[start of PROVIDED DATA]

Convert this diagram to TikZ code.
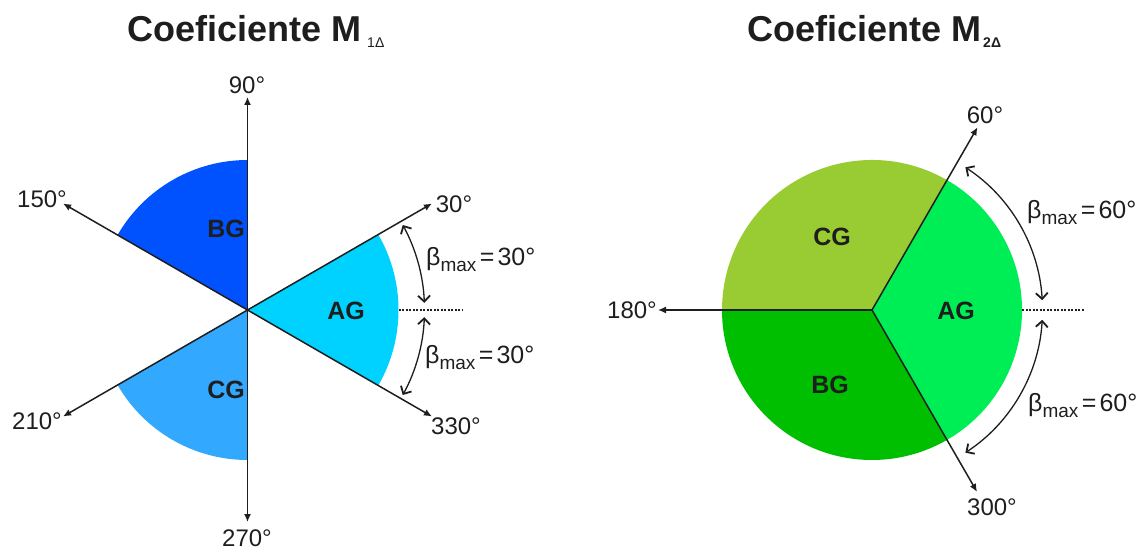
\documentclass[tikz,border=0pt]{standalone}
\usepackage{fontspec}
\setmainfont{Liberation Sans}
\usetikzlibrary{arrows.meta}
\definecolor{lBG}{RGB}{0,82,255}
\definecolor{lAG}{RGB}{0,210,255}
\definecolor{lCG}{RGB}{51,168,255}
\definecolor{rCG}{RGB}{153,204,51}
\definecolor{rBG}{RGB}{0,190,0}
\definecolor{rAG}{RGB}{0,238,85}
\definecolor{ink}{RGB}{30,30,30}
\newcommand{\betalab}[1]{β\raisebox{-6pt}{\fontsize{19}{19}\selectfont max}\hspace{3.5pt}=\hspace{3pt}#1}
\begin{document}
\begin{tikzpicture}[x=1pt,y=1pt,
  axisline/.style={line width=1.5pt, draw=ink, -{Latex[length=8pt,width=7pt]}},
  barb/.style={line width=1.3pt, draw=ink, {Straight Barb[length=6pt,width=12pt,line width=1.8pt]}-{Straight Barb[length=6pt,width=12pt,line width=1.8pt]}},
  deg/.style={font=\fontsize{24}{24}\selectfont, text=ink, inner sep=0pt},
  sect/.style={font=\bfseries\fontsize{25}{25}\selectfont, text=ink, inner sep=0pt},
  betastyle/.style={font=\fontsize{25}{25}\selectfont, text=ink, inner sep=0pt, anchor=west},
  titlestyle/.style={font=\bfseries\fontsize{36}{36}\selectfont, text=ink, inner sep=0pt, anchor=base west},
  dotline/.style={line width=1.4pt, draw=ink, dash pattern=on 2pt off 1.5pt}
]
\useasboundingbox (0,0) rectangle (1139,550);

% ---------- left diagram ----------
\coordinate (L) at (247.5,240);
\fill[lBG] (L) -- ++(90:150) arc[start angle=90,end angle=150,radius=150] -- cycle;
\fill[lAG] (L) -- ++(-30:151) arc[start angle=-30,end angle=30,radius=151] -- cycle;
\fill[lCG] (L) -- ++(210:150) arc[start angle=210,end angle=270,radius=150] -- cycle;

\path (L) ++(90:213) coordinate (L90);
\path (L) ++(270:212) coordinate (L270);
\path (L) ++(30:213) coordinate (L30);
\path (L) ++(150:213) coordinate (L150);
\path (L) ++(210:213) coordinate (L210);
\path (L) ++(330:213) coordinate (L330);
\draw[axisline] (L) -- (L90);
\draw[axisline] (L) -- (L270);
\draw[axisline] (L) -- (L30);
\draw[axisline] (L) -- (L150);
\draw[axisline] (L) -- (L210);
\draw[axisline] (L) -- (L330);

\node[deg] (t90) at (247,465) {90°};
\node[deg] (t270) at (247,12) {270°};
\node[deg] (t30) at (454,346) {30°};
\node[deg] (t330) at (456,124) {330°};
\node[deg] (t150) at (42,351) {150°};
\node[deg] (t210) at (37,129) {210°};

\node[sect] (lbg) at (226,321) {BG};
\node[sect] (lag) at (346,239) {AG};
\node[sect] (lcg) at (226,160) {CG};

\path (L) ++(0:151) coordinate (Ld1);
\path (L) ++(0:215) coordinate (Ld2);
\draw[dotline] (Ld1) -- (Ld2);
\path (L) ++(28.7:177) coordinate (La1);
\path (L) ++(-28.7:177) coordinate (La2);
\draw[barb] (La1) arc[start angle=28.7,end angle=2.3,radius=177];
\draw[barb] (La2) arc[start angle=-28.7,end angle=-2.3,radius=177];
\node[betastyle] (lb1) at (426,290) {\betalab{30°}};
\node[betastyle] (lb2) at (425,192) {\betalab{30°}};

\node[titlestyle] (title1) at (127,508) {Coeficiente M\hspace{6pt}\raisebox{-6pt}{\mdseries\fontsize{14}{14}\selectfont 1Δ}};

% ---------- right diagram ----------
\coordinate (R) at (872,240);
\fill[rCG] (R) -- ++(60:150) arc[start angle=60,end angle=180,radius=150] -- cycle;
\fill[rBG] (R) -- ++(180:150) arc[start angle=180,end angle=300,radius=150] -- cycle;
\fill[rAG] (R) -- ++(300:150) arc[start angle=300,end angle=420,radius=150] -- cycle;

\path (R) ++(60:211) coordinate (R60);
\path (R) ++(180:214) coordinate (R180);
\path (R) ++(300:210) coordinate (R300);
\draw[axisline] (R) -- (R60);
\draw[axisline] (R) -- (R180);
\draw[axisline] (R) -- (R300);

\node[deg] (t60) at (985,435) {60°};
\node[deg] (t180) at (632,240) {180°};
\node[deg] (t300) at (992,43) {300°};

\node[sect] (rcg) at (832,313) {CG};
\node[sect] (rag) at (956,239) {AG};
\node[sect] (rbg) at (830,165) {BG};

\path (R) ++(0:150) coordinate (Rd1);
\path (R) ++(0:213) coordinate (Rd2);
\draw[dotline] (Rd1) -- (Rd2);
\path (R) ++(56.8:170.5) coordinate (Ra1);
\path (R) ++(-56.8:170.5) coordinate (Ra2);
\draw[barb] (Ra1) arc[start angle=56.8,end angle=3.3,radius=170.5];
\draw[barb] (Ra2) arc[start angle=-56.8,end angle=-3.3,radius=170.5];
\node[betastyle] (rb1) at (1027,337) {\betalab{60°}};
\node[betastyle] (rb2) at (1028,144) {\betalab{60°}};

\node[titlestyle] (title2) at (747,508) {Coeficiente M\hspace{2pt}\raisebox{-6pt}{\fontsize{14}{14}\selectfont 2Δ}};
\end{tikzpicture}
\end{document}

[end of PROVIDED DATA]

- PROBLEM DESCRIPTION
Pick out the lines containing the string "diagram" and show them.

- FINAL RESULT
Convert this diagram to TikZ code.
% ---------- left diagram ----------
% ---------- right diagram ----------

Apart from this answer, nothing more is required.